> [SHORT EXERCISE]
Don't include pictures. Quote the lines below from the first through the line that contains "colores = ['g', 'c', 'b', 'm']".

> [COLLECTED MATERIAL]
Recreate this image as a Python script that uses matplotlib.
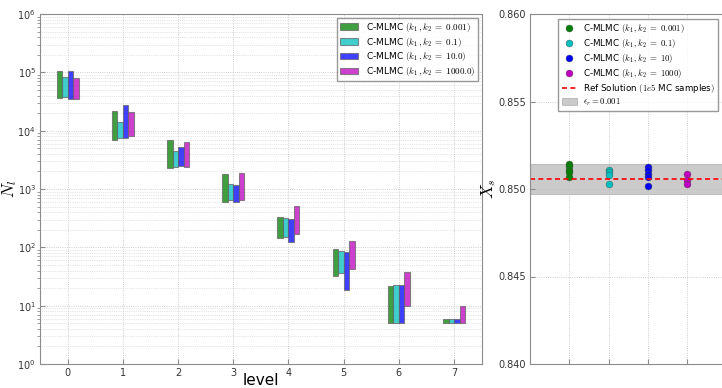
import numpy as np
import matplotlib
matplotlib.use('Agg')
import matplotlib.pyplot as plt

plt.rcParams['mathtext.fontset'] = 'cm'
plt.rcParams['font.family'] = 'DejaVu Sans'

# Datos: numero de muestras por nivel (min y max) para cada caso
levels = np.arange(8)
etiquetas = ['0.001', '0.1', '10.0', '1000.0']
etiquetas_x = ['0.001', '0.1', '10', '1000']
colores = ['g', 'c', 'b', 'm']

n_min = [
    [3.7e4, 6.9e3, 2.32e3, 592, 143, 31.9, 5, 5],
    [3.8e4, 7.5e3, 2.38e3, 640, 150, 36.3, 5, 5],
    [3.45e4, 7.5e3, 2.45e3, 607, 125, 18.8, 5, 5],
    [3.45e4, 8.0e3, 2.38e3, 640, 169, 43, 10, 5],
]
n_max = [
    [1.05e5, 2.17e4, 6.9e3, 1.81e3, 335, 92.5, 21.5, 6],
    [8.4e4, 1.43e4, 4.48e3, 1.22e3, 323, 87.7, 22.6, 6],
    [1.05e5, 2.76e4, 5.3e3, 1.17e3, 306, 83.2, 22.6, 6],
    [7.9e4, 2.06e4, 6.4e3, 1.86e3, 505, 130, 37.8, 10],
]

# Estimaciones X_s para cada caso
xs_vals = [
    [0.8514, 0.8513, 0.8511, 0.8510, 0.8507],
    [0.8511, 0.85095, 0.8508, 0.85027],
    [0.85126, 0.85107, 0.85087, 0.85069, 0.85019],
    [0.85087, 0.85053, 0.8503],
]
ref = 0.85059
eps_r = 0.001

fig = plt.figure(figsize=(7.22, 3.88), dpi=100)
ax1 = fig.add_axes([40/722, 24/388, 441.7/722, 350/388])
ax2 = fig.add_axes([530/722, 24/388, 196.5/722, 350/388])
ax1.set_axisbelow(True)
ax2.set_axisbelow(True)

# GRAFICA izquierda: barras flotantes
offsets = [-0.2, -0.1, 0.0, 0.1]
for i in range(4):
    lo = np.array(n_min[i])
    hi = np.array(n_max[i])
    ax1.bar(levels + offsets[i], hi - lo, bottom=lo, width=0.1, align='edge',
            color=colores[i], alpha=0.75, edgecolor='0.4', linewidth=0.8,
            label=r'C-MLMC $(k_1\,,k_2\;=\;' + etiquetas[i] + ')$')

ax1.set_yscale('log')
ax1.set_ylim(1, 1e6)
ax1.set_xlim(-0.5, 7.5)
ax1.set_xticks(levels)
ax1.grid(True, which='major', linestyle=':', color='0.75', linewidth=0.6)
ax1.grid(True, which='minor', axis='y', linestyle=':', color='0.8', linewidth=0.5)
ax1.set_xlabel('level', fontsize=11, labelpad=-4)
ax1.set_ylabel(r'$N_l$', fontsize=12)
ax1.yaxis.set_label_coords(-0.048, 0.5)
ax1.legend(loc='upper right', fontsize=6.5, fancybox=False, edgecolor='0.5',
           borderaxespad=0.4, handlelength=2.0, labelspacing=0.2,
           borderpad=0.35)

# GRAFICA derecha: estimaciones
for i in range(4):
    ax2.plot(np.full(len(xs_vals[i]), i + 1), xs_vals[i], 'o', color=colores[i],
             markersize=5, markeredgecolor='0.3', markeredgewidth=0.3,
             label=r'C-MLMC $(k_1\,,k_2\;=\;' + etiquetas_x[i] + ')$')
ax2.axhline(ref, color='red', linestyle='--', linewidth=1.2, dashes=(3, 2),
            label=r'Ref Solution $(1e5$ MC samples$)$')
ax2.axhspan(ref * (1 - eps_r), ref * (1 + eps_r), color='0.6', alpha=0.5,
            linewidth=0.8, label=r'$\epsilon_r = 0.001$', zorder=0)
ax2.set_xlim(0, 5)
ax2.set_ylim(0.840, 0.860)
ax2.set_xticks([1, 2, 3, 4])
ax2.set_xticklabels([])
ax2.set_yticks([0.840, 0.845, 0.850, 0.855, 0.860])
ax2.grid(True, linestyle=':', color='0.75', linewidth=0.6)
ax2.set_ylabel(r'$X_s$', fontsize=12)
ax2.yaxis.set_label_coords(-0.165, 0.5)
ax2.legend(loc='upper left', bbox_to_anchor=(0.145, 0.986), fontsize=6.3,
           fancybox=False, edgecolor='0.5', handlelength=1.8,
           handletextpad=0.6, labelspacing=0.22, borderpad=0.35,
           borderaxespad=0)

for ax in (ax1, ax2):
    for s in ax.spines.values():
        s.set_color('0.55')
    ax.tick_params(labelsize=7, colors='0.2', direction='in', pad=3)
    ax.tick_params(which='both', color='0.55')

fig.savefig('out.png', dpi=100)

> [THE RESULT]
Recreate this image as a Python script that uses matplotlib.
import numpy as np
import matplotlib
matplotlib.use('Agg')
import matplotlib.pyplot as plt

plt.rcParams['mathtext.fontset'] = 'cm'
plt.rcParams['font.family'] = 'DejaVu Sans'

# Datos: numero de muestras por nivel (min y max) para cada caso
levels = np.arange(8)
etiquetas = ['0.001', '0.1', '10.0', '1000.0']
etiquetas_x = ['0.001', '0.1', '10', '1000']
colores = ['g', 'c', 'b', 'm']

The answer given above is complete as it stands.